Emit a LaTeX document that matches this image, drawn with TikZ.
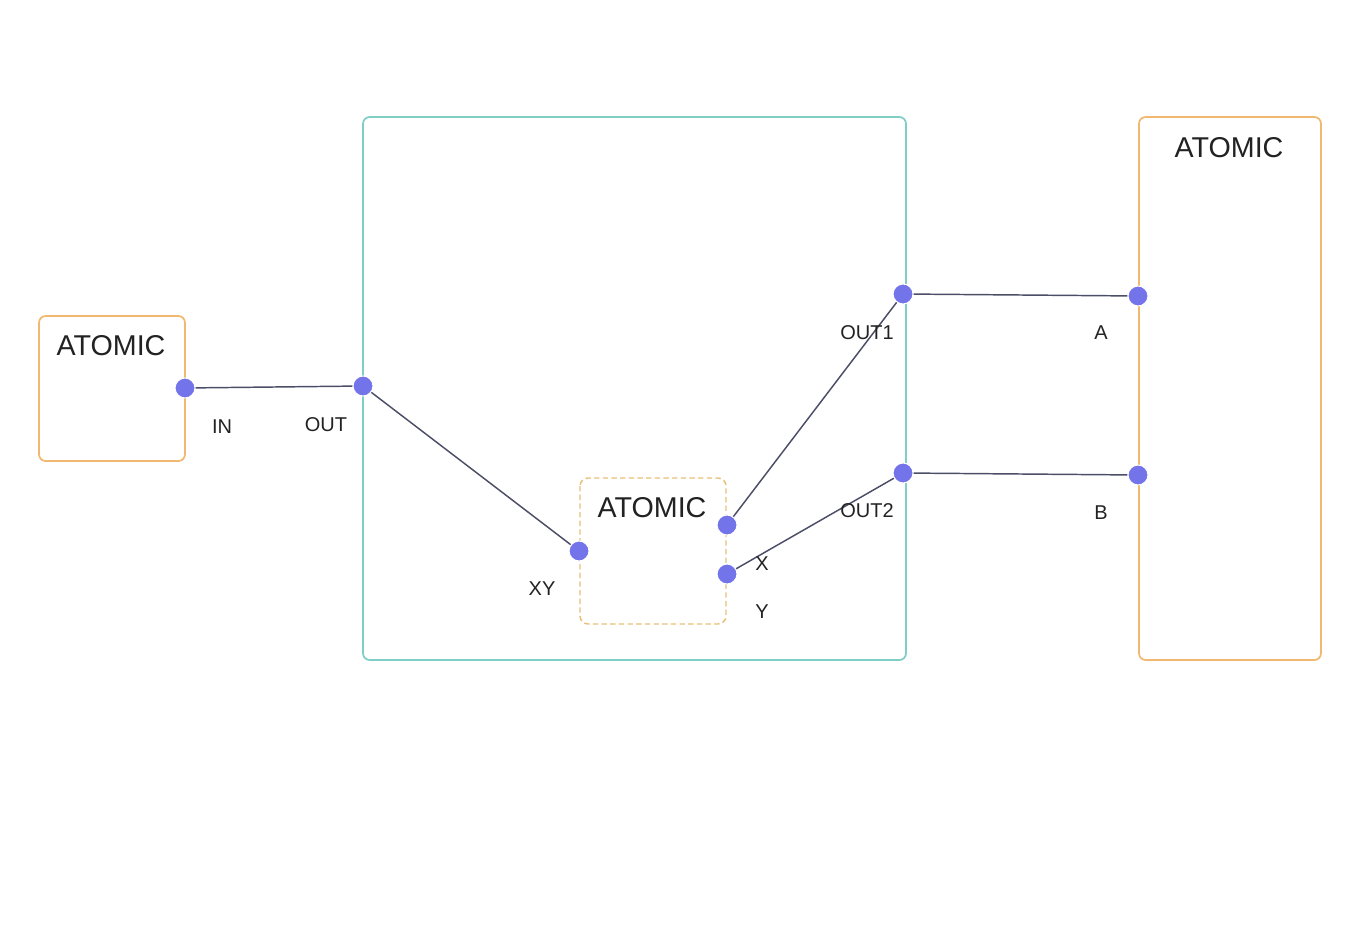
\documentclass[tikz,border=0pt]{standalone}
\usepackage{fontspec}
\setmainfont{Liberation Sans}
\definecolor{orangeb}{HTML}{F0B870}
\definecolor{tealb}{HTML}{80CFC6}
\definecolor{dashb}{HTML}{E8BE78}
\definecolor{portc}{HTML}{7373EA}
\definecolor{linec}{HTML}{4B4E66}
\definecolor{txt}{HTML}{222222}
\begin{document}
\begin{tikzpicture}[x=0.75pt,y=-0.75pt,
  atombox/.style={draw=orangeb,line width=1.3pt,rounded corners=5pt},
  coupled/.style={draw=tealb,line width=1.3pt,rounded corners=5pt},
  innerbox/.style={draw=dashb,line width=1.1pt,dashed,dash pattern=on 4pt off 2.5pt,rounded corners=6pt},
  port/.style={circle,fill=portc,draw=white,line width=0.8pt,minimum size=15pt,inner sep=0pt},
  wire/.style={draw=linec,line width=1.1pt},
  title/.style={font=\fontsize{21.5}{24}\selectfont,text=txt,inner sep=0pt},
  plabel/.style={font=\fontsize{15}{17}\selectfont,text=txt,inner sep=0pt}]
\useasboundingbox (0,0) rectangle (1360,952);
% boxes
\path[atombox] (39,316) rectangle (185,461);
\path[coupled] (363,117) rectangle (906,660);
\path[atombox] (1139,117) rectangle (1321,660);
\path[innerbox] (580,478) rectangle (726,624);
% titles
\node[title] (t1) at (111,346) {ATOMIC};
\node[title] (t2) at (652,508) {ATOMIC};
\node[title] (t3) at (1229,148) {ATOMIC};
% ports
\node[port] (in) at (185,388) {};
\node[port] (out) at (363,386) {};
\node[port] (xy) at (579,551) {};
\node[port] (x) at (727,525) {};
\node[port] (y) at (727,574) {};
\node[port] (out1) at (903,294) {};
\node[port] (out2) at (903,473) {};
\node[port] (a) at (1138,296) {};
\node[port] (b) at (1138,475) {};
% wires
\draw[wire] (in) -- (out);
\draw[wire] (out) -- (xy);
\draw[wire] (x) -- (out1);
\draw[wire] (y) -- (out2);
\draw[wire] (out1) -- (a);
\draw[wire] (out2) -- (b);
% labels
\node[plabel] (lin) at (222,427) {IN};
\node[plabel] (lout) at (326,425) {OUT};
\node[plabel] (lxy) at (542,589) {XY};
\node[plabel] (lx) at (762,564) {X};
\node[plabel] (ly) at (762,612) {Y};
\node[plabel] (lo1) at (867,333) {OUT1};
\node[plabel] (lo2) at (867,511) {OUT2};
\node[plabel] (la) at (1101,333) {A};
\node[plabel] (lb) at (1101,513) {B};
\end{tikzpicture}
\end{document}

_Stated exercise_
Pictures are excluded; output everything else in the data verbatim.

_Answer to the task_
Emit a LaTeX document that matches this image, drawn with TikZ.
\documentclass[tikz,border=0pt]{standalone}
\usepackage{fontspec}
\setmainfont{Liberation Sans}
\definecolor{orangeb}{HTML}{F0B870}
\definecolor{tealb}{HTML}{80CFC6}
\definecolor{dashb}{HTML}{E8BE78}
\definecolor{portc}{HTML}{7373EA}
\definecolor{linec}{HTML}{4B4E66}
\definecolor{txt}{HTML}{222222}
\begin{document}
\begin{tikzpicture}[x=0.75pt,y=-0.75pt,
  atombox/.style={draw=orangeb,line width=1.3pt,rounded corners=5pt},
  coupled/.style={draw=tealb,line width=1.3pt,rounded corners=5pt},
  innerbox/.style={draw=dashb,line width=1.1pt,dashed,dash pattern=on 4pt off 2.5pt,rounded corners=6pt},
  port/.style={circle,fill=portc,draw=white,line width=0.8pt,minimum size=15pt,inner sep=0pt},
  wire/.style={draw=linec,line width=1.1pt},
  title/.style={font=\fontsize{21.5}{24}\selectfont,text=txt,inner sep=0pt},
  plabel/.style={font=\fontsize{15}{17}\selectfont,text=txt,inner sep=0pt}]
\useasboundingbox (0,0) rectangle (1360,952);
% boxes
\path[atombox] (39,316) rectangle (185,461);
\path[coupled] (363,117) rectangle (906,660);
\path[atombox] (1139,117) rectangle (1321,660);
\path[innerbox] (580,478) rectangle (726,624);
% titles
\node[title] (t1) at (111,346) {ATOMIC};
\node[title] (t2) at (652,508) {ATOMIC};
\node[title] (t3) at (1229,148) {ATOMIC};
% ports
\node[port] (in) at (185,388) {};
\node[port] (out) at (363,386) {};
\node[port] (xy) at (579,551) {};
\node[port] (x) at (727,525) {};
\node[port] (y) at (727,574) {};
\node[port] (out1) at (903,294) {};
\node[port] (out2) at (903,473) {};
\node[port] (a) at (1138,296) {};
\node[port] (b) at (1138,475) {};
% wires
\draw[wire] (in) -- (out);
\draw[wire] (out) -- (xy);
\draw[wire] (x) -- (out1);
\draw[wire] (y) -- (out2);
\draw[wire] (out1) -- (a);
\draw[wire] (out2) -- (b);
% labels
\node[plabel] (lin) at (222,427) {IN};
\node[plabel] (lout) at (326,425) {OUT};
\node[plabel] (lxy) at (542,589) {XY};
\node[plabel] (lx) at (762,564) {X};
\node[plabel] (ly) at (762,612) {Y};
\node[plabel] (lo1) at (867,333) {OUT1};
\node[plabel] (lo2) at (867,511) {OUT2};
\node[plabel] (la) at (1101,333) {A};
\node[plabel] (lb) at (1101,513) {B};
\end{tikzpicture}
\end{document}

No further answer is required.